__Goal of the exercise__
Leave out the pictures and set down exactly the lines from the start of the listing through the one with "(6,7) -- (6,604);", both included.

__Recorded information__
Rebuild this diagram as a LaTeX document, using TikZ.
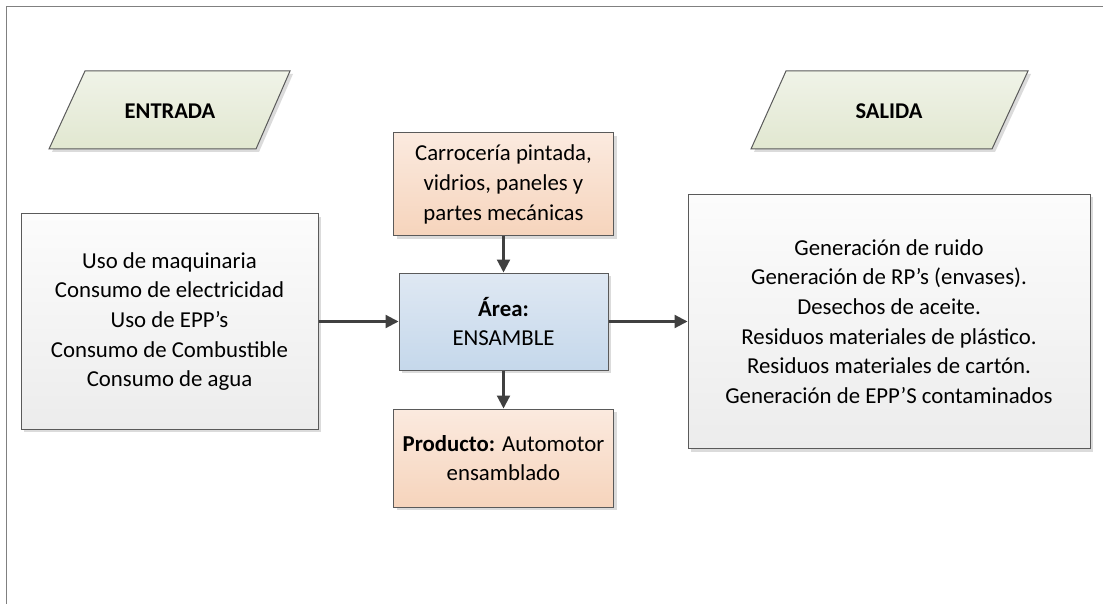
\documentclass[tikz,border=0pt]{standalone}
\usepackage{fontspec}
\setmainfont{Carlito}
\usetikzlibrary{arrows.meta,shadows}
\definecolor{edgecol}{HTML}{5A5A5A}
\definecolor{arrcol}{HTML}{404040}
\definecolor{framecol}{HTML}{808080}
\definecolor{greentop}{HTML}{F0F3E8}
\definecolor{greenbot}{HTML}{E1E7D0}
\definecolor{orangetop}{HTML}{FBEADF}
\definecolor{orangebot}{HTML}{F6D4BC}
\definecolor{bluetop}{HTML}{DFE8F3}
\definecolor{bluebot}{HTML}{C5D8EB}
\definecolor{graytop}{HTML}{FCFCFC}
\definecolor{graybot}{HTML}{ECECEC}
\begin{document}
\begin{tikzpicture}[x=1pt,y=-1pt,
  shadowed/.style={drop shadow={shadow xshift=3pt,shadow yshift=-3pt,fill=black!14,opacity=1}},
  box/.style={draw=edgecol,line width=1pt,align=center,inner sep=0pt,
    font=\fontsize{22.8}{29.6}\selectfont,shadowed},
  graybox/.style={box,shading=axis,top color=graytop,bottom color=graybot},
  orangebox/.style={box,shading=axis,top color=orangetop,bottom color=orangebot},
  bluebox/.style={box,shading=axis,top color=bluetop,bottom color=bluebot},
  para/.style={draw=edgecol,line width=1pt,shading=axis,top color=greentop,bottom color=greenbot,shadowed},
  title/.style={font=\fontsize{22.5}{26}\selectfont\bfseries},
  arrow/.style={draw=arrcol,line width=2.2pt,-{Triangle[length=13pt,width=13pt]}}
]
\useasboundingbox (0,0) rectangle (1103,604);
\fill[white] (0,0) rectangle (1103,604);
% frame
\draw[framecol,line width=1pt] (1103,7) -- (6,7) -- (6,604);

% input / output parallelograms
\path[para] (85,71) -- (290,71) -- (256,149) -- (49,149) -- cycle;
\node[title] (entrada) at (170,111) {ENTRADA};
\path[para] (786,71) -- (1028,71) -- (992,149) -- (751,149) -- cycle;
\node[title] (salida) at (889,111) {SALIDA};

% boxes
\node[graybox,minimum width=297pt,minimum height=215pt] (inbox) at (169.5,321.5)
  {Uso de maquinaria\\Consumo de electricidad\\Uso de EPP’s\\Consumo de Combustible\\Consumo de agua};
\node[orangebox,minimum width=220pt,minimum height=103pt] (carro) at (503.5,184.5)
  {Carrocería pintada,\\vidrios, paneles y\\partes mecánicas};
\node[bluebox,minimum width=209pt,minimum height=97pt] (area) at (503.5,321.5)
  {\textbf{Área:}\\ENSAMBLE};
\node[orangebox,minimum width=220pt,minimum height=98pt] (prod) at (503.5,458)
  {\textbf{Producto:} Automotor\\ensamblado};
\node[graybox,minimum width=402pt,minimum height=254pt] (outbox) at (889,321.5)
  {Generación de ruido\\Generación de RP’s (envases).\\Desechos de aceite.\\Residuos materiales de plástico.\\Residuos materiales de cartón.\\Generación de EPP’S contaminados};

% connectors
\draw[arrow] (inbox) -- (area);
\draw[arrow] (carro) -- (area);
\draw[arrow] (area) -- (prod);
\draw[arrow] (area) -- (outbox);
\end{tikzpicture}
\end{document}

__Solution to this problem__
Rebuild this diagram as a LaTeX document, using TikZ.
\documentclass[tikz,border=0pt]{standalone}
\usepackage{fontspec}
\setmainfont{Carlito}
\usetikzlibrary{arrows.meta,shadows}
\definecolor{edgecol}{HTML}{5A5A5A}
\definecolor{arrcol}{HTML}{404040}
\definecolor{framecol}{HTML}{808080}
\definecolor{greentop}{HTML}{F0F3E8}
\definecolor{greenbot}{HTML}{E1E7D0}
\definecolor{orangetop}{HTML}{FBEADF}
\definecolor{orangebot}{HTML}{F6D4BC}
\definecolor{bluetop}{HTML}{DFE8F3}
\definecolor{bluebot}{HTML}{C5D8EB}
\definecolor{graytop}{HTML}{FCFCFC}
\definecolor{graybot}{HTML}{ECECEC}
\begin{document}
\begin{tikzpicture}[x=1pt,y=-1pt,
  shadowed/.style={drop shadow={shadow xshift=3pt,shadow yshift=-3pt,fill=black!14,opacity=1}},
  box/.style={draw=edgecol,line width=1pt,align=center,inner sep=0pt,
    font=\fontsize{22.8}{29.6}\selectfont,shadowed},
  graybox/.style={box,shading=axis,top color=graytop,bottom color=graybot},
  orangebox/.style={box,shading=axis,top color=orangetop,bottom color=orangebot},
  bluebox/.style={box,shading=axis,top color=bluetop,bottom color=bluebot},
  para/.style={draw=edgecol,line width=1pt,shading=axis,top color=greentop,bottom color=greenbot,shadowed},
  title/.style={font=\fontsize{22.5}{26}\selectfont\bfseries},
  arrow/.style={draw=arrcol,line width=2.2pt,-{Triangle[length=13pt,width=13pt]}}
]
\useasboundingbox (0,0) rectangle (1103,604);
\fill[white] (0,0) rectangle (1103,604);
% frame
\draw[framecol,line width=1pt] (1103,7) -- (6,7) -- (6,604);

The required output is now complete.